Jackson, whose slight frame appears swallowed by costume designer Ann Roth’s androgynous suits, masters Lear’s stubbornness and eventual regret. She finds ample onstage sparring partners with a first-rate and culturally diverse ensemble, but the mash-up of styles, (O’Sullivan’s Irish lilt; Sean Carvajal’s Spanish-tinged accent) require a suspension of disbelief to transport audiences into the world of the play. One fantastic addition is deaf actor Russell Harvard as Regan’s husband, the Duke of Cornwall. Working alongside Michael Arden as his aide, the pair’s use of American Sign Language lends an electrifying physicality to otherwise calculated staging.
Miriam Buether’s gorgeously textured singular set, shimmering in gold and reflecting Jane Cox’s lush lighting design, exudes an air of ostentatious prosperity — like a midcentury modern version of Mar-a-Lago. The comparisons to today’s polarized politics are easily plucked from the text as well, such as when Gloucester says, “‘Tis the times’ plague when madmen lead the blind.”

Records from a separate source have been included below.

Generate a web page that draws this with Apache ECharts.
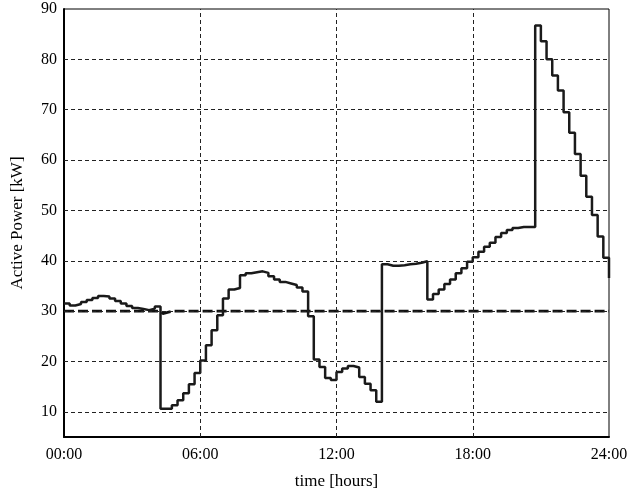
<!DOCTYPE html>
<html><head><meta charset="utf-8">
<script src="https://cdn.jsdelivr.net/npm/echarts@6/dist/echarts.min.js"></script>
<style>html,body{margin:0;padding:0;background:#fff}#c{width:634px;height:496px}</style>
</head><body><div id="c"></div>
<script>
// 15-minute active power samples (kW), value holds over each interval
const stepHours = 0.25;
const powerValues = [
  31.5, 31.1, 31.4, 31.8, 32.2, 32.6, 33.0, 32.9, 32.5, 32.0, 31.5, 31.0,
  30.6, 30.4, 30.2, 30.5, 30.9, 10.6, 10.6, 11.3, 12.3, 13.7, 15.5, 17.7,
  20.2, 23.2, 26.2, 29.2, 32.5, 34.3, 34.6, 37.1, 37.5, 37.7, 37.9, 37.6,
  36.9, 36.3, 35.8, 35.5, 35.2, 34.7, 33.9, 29.0, 20.4, 18.9, 16.7, 16.3,
  17.9, 18.6, 19.1, 18.8, 16.9, 15.6, 14.3, 12.0, 39.3, 39.0, 39.0, 39.1,
  39.3, 39.4, 39.6, 39.9, 32.3, 33.4, 34.3, 35.4, 36.3, 37.5, 38.5, 39.8,
  40.7, 41.8, 42.8, 43.6, 44.7, 45.5, 46.1, 46.5, 46.7, 46.7, 46.7, 86.7,
  83.6, 80.0, 76.8, 73.8, 69.5, 65.4, 61.2, 56.9, 52.7, 49.1, 44.8, 40.6
];
const powerEndValue = 36.6;
// dashed reference line
const limitTimes = [0, 4.25, 4.35, 4.6, 4.8, 24];
const limitValues = [30, 30, 29.5, 29.8, 30, 30];
// axes
const xTicks = [0, 6, 12, 18, 24];
const xTickLabels = ['00:00', '06:00', '12:00', '18:00', '24:00'];
const yTicks = [10, 20, 30, 40, 50, 60, 70, 80, 90];
const yGridValues = [10, 20, 30, 40, 50, 60, 70, 80];
const xGridValues = [6, 12, 18];

const powerData = powerValues.map((v, i) => [i * stepHours, v]);
powerData.push([powerValues.length * stepHours, powerEndValue]);
const limitData = limitTimes.map((t, i) => [t, limitValues[i]]);

const font = 'Liberation Serif';
const gridLineStyle = { color: '#222', width: 1, type: [4, 3] };

const chart = echarts.init(document.getElementById('c'), null, { renderer: 'canvas' });
chart.setOption({
  animation: false,
  backgroundColor: '#fff',
  grid: { left: 64, right: 25, top: 9, bottom: 59, show: true, borderColor: '#000', borderWidth: 1 },
  xAxis: {
    type: 'value', min: 0, max: 24, interval: 6,
    axisLine: { show: true, onZero: false, lineStyle: { color: '#000', width: 2 } },
    axisTick: { show: false },
    splitLine: { show: false },
    axisLabel: {
      formatter: v => { const i = xTicks.indexOf(v); return i >= 0 ? xTickLabels[i] : ''; },
      color: '#000', fontFamily: font, fontSize: 16, margin: 10
    },
    name: 'time [hours]', nameLocation: 'middle', nameGap: 36,
    nameTextStyle: { color: '#000', fontFamily: font, fontSize: 17 }
  },
  yAxis: {
    type: 'value', min: 5, max: 90,
    axisLine: { show: true, lineStyle: { color: '#000', width: 2 } },
    axisTick: { show: false },
    splitLine: { show: false },
    axisLabel: { customValues: yTicks, color: '#000', fontFamily: font, fontSize: 16, margin: 7 },
    name: 'Active Power [kW]', nameLocation: 'middle', nameGap: 38, nameRotate: 90,
    nameTextStyle: { color: '#000', fontFamily: font, fontSize: 17 }
  },
  series: [
    {
      type: 'line', data: [], z: 1, silent: true,
      markLine: {
        silent: true, symbol: 'none', label: { show: false },
        lineStyle: gridLineStyle, animation: false,
        data: yGridValues.map(v => ({ yAxis: v })).concat(xGridValues.map(v => ({ xAxis: v })))
      }
    },
    {
      type: 'line', data: limitData, z: 3, symbol: 'none', showSymbol: false,
      lineStyle: { color: '#111', width: 2.6, type: [10, 4] }
    },
    {
      type: 'line', data: powerData, step: 'end', z: 4, symbol: 'none', showSymbol: false,
      lineStyle: { color: '#1a1a1a', width: 2.5 }
    }
  ]
});
</script>
</body></html>
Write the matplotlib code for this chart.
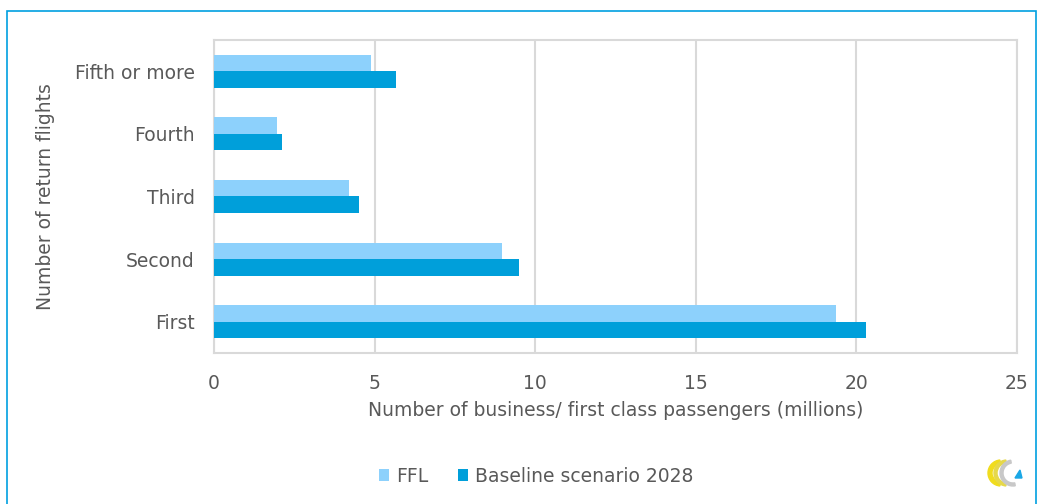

“Whoever you may be, you can be loved and loving and still demand more,” wrote Shakespeare historian Harold Bloom in Shakespeare: The Invention of the Human. “If you are King Lear, and have ever but slenderly known yourself, then you are almost apocalyptically needy in your demand for love.”
Jackson embodies Bloom’s assessment. At once rigid and fractured in her vulnerability, it’s hard not to root for the King who casts aside the only daughter that truly loved him. But somewhere amid Sam Gold’s efficient direction, underscored by a live string quartet playing original music by Philip Glass, this King Lear is a polished crown that could use a few more thorns.